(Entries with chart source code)
+ + + +

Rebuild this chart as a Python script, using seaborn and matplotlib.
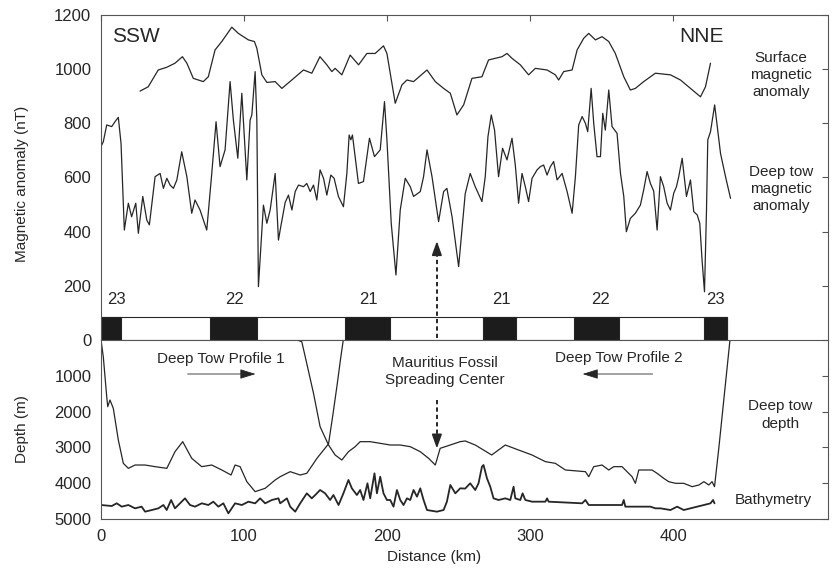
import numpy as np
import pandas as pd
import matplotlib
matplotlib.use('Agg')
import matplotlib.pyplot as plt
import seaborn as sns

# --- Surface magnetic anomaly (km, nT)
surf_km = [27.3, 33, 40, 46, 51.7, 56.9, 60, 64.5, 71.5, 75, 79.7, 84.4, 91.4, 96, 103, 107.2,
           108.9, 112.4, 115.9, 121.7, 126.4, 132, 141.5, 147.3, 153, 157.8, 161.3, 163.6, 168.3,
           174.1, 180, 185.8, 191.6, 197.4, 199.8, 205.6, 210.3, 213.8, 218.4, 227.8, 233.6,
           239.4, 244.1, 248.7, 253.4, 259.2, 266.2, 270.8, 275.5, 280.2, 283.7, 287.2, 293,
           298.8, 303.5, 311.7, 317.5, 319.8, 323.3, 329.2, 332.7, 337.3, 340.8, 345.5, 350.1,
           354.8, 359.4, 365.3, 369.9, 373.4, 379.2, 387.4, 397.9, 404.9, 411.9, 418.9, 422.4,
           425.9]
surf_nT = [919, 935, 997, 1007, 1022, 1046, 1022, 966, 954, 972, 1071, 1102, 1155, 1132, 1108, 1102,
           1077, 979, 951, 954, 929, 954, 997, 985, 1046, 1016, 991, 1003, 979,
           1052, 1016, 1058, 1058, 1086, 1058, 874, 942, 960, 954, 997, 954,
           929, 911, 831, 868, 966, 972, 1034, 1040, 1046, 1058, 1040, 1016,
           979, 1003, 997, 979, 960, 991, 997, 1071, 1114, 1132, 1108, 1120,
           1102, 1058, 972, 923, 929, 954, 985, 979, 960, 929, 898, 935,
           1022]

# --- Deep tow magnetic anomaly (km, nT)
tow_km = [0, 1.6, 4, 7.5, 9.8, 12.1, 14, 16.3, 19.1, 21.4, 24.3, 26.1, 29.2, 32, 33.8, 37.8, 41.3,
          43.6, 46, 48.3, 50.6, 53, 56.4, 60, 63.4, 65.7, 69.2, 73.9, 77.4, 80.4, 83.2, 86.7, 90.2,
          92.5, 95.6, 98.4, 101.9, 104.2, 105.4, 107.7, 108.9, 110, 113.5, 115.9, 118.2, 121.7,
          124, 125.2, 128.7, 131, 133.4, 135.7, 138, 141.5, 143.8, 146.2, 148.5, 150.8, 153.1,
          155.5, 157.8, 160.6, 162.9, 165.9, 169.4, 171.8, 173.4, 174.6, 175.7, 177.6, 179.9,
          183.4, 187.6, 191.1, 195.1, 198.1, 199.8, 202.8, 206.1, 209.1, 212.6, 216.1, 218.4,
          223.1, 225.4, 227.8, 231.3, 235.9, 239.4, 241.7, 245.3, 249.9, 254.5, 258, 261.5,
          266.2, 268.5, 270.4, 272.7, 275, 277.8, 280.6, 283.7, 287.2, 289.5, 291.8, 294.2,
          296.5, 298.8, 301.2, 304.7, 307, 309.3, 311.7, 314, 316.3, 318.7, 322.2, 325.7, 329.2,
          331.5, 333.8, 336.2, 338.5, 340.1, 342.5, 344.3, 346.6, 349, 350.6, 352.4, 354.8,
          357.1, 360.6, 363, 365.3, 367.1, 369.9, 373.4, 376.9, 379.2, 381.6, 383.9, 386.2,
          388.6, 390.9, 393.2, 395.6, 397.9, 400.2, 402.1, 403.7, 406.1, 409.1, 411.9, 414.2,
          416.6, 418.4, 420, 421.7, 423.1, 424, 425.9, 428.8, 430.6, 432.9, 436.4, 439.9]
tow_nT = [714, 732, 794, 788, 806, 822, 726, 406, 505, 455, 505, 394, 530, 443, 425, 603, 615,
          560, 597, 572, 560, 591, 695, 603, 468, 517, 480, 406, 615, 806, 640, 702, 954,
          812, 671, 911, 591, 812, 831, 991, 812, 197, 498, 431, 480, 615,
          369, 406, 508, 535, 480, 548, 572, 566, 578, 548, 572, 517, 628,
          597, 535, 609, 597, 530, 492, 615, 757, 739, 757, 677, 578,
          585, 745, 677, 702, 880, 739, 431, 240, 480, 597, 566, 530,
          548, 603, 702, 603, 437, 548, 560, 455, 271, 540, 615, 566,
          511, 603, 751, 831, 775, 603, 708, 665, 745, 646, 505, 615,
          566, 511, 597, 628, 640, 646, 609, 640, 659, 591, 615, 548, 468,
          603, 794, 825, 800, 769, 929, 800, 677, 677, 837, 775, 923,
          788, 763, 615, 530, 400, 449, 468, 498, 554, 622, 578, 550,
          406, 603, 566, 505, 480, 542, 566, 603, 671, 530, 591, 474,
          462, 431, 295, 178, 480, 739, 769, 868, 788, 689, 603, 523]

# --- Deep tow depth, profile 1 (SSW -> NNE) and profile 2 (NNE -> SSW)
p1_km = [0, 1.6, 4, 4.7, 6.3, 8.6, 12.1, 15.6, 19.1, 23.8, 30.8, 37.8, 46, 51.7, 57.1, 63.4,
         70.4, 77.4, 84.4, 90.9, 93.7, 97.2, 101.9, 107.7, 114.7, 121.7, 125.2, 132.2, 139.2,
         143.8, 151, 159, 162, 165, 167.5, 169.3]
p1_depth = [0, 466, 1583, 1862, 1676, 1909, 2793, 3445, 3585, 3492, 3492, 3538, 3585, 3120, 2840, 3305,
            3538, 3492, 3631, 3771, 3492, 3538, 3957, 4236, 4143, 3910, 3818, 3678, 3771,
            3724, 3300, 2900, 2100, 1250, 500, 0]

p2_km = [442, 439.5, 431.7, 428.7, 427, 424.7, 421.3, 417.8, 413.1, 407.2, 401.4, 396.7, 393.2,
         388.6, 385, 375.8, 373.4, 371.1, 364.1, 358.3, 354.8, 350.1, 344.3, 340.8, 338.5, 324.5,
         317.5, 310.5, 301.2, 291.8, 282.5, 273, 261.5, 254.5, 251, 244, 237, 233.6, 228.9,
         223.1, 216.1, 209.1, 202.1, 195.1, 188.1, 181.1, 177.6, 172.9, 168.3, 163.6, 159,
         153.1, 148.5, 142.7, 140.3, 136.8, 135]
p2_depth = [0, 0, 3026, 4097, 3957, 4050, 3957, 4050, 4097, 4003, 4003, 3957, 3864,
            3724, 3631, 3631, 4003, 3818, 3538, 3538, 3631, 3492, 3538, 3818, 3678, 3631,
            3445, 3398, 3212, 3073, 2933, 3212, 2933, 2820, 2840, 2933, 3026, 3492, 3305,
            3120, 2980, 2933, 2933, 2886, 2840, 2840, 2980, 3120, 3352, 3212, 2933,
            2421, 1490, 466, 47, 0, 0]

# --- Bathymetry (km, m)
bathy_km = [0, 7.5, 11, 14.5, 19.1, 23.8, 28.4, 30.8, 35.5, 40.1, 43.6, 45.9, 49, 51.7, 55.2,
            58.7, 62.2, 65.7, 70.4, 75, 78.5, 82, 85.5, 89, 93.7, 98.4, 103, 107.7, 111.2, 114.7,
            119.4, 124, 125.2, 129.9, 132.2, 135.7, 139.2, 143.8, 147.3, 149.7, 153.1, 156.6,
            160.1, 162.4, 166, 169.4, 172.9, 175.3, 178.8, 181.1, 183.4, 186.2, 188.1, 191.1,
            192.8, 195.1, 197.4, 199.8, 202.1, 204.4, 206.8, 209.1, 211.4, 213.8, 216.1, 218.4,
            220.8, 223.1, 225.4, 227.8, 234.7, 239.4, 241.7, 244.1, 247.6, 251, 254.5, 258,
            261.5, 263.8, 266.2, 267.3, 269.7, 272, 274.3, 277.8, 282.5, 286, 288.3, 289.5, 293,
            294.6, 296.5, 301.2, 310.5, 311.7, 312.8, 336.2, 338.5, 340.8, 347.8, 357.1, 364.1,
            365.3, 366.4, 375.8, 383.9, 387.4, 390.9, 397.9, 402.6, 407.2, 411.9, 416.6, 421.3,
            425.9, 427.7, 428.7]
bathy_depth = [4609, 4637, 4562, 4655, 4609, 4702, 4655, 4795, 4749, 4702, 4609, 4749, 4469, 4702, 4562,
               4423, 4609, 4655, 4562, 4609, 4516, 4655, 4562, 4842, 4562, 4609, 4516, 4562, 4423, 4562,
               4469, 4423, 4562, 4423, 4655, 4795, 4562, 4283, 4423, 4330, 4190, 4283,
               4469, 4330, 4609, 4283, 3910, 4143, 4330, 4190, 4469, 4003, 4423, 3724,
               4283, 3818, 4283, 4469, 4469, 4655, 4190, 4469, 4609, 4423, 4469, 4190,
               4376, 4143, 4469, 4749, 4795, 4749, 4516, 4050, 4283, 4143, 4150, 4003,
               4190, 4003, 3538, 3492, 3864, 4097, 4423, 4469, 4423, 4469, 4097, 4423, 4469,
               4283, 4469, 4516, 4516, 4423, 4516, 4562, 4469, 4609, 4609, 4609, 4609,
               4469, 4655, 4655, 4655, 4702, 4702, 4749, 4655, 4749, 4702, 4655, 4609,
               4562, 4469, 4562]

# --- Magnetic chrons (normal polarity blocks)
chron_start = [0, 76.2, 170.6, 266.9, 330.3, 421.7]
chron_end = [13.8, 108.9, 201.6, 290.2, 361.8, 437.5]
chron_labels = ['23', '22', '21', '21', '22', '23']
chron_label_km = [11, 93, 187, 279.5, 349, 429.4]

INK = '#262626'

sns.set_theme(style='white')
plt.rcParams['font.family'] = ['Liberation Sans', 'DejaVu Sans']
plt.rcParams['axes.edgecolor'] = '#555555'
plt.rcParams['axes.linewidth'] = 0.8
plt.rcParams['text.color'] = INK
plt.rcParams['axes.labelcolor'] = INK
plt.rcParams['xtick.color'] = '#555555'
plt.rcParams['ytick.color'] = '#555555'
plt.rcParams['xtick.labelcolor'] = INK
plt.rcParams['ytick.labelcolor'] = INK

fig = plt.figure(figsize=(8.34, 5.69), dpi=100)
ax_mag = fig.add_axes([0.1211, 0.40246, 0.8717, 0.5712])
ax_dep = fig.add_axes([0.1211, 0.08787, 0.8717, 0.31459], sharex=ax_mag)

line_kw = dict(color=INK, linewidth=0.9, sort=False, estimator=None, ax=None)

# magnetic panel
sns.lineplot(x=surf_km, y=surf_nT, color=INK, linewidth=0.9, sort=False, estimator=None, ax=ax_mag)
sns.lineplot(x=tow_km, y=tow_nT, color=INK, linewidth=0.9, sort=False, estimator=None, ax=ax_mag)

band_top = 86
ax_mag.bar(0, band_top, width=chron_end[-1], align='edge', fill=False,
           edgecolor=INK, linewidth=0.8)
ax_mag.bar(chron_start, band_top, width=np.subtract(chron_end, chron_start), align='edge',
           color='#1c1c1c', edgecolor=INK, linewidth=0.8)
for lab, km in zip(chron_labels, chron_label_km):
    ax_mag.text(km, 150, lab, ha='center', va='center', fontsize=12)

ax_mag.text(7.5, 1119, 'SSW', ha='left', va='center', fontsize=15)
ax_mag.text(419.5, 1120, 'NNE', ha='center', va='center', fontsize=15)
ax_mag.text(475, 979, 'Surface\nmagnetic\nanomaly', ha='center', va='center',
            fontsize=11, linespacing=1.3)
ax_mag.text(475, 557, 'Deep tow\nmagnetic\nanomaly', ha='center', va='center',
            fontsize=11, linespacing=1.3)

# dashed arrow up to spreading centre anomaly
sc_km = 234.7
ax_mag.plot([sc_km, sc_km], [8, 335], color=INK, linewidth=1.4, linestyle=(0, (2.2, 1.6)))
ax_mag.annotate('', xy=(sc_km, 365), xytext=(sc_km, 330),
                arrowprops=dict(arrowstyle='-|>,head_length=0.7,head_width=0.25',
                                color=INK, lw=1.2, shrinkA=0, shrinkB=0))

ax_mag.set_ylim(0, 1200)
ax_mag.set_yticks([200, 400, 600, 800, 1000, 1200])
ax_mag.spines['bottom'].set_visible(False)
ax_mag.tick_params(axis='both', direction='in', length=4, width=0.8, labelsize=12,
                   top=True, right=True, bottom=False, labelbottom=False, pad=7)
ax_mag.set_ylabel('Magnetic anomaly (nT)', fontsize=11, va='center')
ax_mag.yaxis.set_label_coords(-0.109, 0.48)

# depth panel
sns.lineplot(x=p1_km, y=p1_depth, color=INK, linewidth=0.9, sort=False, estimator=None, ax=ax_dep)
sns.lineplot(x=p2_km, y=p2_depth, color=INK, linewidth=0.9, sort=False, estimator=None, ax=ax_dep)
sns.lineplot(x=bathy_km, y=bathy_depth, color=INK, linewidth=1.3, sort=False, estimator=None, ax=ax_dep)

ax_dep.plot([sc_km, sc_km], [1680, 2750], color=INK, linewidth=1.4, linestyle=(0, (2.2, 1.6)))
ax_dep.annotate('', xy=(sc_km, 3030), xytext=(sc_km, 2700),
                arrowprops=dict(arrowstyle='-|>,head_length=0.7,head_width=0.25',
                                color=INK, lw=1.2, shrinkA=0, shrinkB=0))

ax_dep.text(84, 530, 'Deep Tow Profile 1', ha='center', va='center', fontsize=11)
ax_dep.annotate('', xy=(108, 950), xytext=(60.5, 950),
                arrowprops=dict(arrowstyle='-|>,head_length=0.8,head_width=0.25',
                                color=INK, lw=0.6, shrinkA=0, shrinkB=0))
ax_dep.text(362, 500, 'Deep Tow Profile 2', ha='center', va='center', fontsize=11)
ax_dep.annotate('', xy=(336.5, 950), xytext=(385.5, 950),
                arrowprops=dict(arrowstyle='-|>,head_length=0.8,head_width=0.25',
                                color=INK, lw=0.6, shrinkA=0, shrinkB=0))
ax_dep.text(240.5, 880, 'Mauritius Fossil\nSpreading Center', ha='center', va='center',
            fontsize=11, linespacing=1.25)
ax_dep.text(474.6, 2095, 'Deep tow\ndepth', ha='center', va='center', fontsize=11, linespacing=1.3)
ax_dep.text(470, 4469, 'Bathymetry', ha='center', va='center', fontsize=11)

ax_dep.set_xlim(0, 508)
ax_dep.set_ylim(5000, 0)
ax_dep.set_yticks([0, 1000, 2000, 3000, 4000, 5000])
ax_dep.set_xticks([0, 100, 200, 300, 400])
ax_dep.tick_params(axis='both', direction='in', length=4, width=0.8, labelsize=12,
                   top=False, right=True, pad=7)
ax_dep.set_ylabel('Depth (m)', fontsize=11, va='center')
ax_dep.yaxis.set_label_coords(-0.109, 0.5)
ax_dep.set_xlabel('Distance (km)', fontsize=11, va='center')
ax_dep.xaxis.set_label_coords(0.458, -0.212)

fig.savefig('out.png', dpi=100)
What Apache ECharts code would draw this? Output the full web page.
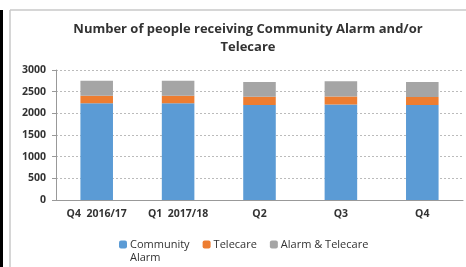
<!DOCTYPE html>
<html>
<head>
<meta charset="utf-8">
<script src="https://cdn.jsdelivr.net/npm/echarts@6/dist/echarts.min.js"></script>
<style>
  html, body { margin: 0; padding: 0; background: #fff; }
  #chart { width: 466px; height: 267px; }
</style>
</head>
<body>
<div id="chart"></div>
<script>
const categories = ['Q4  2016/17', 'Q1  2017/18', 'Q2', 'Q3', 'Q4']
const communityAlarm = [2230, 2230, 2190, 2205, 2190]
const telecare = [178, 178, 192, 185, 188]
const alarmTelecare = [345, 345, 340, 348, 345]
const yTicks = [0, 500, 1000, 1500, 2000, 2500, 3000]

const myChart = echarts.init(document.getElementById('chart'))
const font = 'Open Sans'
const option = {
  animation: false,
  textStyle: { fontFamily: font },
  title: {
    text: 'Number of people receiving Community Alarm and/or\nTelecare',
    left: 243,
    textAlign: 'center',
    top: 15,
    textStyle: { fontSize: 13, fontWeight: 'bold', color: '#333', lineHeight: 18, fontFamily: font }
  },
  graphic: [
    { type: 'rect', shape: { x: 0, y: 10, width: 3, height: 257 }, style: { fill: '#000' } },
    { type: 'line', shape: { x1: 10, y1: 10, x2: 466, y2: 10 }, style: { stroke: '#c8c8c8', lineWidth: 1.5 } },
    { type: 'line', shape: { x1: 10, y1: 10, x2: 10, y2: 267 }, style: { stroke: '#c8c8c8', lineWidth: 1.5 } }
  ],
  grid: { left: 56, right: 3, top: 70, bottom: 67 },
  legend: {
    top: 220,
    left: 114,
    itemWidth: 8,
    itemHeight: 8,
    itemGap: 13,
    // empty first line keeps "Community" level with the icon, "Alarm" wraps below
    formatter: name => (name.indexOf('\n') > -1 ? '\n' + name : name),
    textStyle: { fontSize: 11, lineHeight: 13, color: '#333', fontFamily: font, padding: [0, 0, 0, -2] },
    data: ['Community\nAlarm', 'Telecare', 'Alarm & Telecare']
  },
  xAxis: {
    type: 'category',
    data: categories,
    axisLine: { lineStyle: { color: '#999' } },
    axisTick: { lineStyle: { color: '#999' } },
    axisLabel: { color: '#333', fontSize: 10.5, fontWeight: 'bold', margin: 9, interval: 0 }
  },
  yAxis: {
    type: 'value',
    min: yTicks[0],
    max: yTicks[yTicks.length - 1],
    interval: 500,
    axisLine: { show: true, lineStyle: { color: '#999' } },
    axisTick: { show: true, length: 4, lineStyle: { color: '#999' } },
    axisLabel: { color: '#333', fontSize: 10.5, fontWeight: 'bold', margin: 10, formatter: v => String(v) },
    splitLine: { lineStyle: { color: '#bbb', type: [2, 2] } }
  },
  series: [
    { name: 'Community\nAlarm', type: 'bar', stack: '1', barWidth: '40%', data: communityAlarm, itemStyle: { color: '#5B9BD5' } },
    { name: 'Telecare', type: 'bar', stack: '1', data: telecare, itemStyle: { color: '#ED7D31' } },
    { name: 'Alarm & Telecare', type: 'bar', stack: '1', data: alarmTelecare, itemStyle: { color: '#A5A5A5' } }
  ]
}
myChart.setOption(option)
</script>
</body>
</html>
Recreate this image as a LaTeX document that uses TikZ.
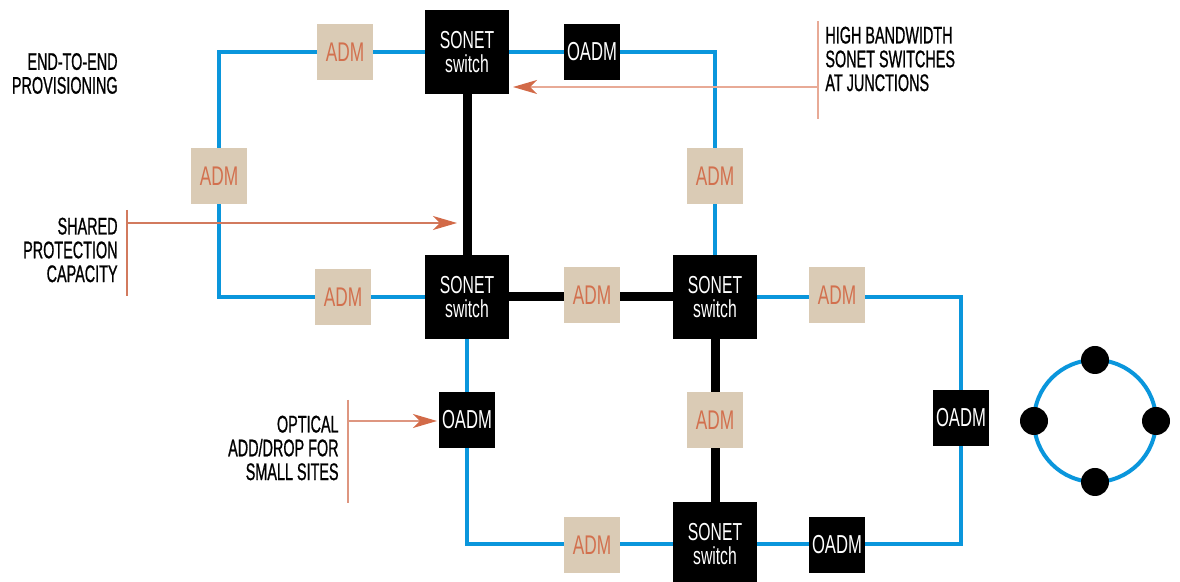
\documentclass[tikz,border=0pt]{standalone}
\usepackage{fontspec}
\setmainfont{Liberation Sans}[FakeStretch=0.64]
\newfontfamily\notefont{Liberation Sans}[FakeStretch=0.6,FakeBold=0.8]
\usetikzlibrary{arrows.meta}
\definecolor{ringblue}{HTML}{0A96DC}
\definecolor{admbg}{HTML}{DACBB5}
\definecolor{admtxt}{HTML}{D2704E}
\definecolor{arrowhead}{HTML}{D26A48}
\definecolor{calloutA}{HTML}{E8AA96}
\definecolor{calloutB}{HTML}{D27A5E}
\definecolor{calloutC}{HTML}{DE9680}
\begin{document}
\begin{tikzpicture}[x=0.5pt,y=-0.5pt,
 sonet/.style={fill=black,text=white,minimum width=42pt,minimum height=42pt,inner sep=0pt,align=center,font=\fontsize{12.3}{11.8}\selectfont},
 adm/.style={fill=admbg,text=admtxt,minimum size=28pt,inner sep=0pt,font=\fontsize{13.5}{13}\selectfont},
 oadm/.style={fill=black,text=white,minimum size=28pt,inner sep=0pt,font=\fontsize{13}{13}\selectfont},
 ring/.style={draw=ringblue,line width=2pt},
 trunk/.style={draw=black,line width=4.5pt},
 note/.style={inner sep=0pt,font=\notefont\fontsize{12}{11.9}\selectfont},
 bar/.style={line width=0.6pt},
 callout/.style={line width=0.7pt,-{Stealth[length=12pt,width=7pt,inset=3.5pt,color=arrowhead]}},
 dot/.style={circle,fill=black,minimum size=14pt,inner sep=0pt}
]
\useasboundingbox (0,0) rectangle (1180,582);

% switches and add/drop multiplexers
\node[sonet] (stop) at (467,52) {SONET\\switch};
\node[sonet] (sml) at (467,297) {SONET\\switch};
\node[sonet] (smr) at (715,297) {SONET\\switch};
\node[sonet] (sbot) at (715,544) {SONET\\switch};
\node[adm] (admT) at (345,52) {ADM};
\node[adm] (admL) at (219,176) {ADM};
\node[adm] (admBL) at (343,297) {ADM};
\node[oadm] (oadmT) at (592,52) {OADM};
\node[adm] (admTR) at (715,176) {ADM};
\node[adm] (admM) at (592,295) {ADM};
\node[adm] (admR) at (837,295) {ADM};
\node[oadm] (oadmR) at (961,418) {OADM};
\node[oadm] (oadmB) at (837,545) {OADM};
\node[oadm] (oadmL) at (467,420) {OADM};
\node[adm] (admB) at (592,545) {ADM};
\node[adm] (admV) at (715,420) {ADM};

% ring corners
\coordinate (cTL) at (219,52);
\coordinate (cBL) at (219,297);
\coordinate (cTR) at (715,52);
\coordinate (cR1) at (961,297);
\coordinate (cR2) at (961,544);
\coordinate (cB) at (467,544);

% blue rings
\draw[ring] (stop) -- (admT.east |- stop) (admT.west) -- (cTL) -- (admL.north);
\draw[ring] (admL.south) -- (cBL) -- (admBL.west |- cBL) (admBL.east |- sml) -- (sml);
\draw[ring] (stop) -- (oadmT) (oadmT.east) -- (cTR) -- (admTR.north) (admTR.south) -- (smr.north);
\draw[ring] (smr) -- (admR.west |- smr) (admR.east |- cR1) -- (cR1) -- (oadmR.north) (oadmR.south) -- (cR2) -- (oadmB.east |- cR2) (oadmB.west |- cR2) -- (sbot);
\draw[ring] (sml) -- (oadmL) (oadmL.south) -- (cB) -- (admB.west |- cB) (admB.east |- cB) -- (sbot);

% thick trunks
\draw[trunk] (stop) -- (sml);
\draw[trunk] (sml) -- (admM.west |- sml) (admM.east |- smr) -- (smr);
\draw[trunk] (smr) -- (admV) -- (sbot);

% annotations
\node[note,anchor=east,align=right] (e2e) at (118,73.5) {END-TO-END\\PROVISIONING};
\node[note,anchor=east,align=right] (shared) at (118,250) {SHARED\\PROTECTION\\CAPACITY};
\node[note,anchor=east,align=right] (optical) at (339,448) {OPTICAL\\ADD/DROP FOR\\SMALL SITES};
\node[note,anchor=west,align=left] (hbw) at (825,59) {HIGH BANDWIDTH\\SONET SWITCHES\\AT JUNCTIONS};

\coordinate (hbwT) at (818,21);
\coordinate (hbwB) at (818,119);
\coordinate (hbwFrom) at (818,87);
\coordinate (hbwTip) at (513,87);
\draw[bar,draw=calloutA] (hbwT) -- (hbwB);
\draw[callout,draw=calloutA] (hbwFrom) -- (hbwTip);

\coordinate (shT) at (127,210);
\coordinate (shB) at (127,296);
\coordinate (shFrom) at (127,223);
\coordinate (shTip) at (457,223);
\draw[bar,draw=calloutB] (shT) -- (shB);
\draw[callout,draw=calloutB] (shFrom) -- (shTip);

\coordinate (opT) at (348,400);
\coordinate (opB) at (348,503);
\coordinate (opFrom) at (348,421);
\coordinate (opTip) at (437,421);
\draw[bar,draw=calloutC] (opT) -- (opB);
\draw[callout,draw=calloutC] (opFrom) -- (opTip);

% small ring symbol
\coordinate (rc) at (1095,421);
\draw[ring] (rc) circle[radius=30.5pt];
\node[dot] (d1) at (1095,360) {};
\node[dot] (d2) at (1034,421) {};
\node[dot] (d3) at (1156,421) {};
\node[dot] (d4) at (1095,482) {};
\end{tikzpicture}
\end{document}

+ + + +

### PROBLEM REQUIREMENTS
Repeat exactly the lines from the first line of the records above through the line containing "import seaborn as sns", leaving out the pictures.

### SOLUTION FOR THIS TASK
Rebuild this chart as a Python script, using seaborn and matplotlib.
import numpy as np
import pandas as pd
import matplotlib
matplotlib.use('Agg')
import matplotlib.pyplot as plt
import seaborn as sns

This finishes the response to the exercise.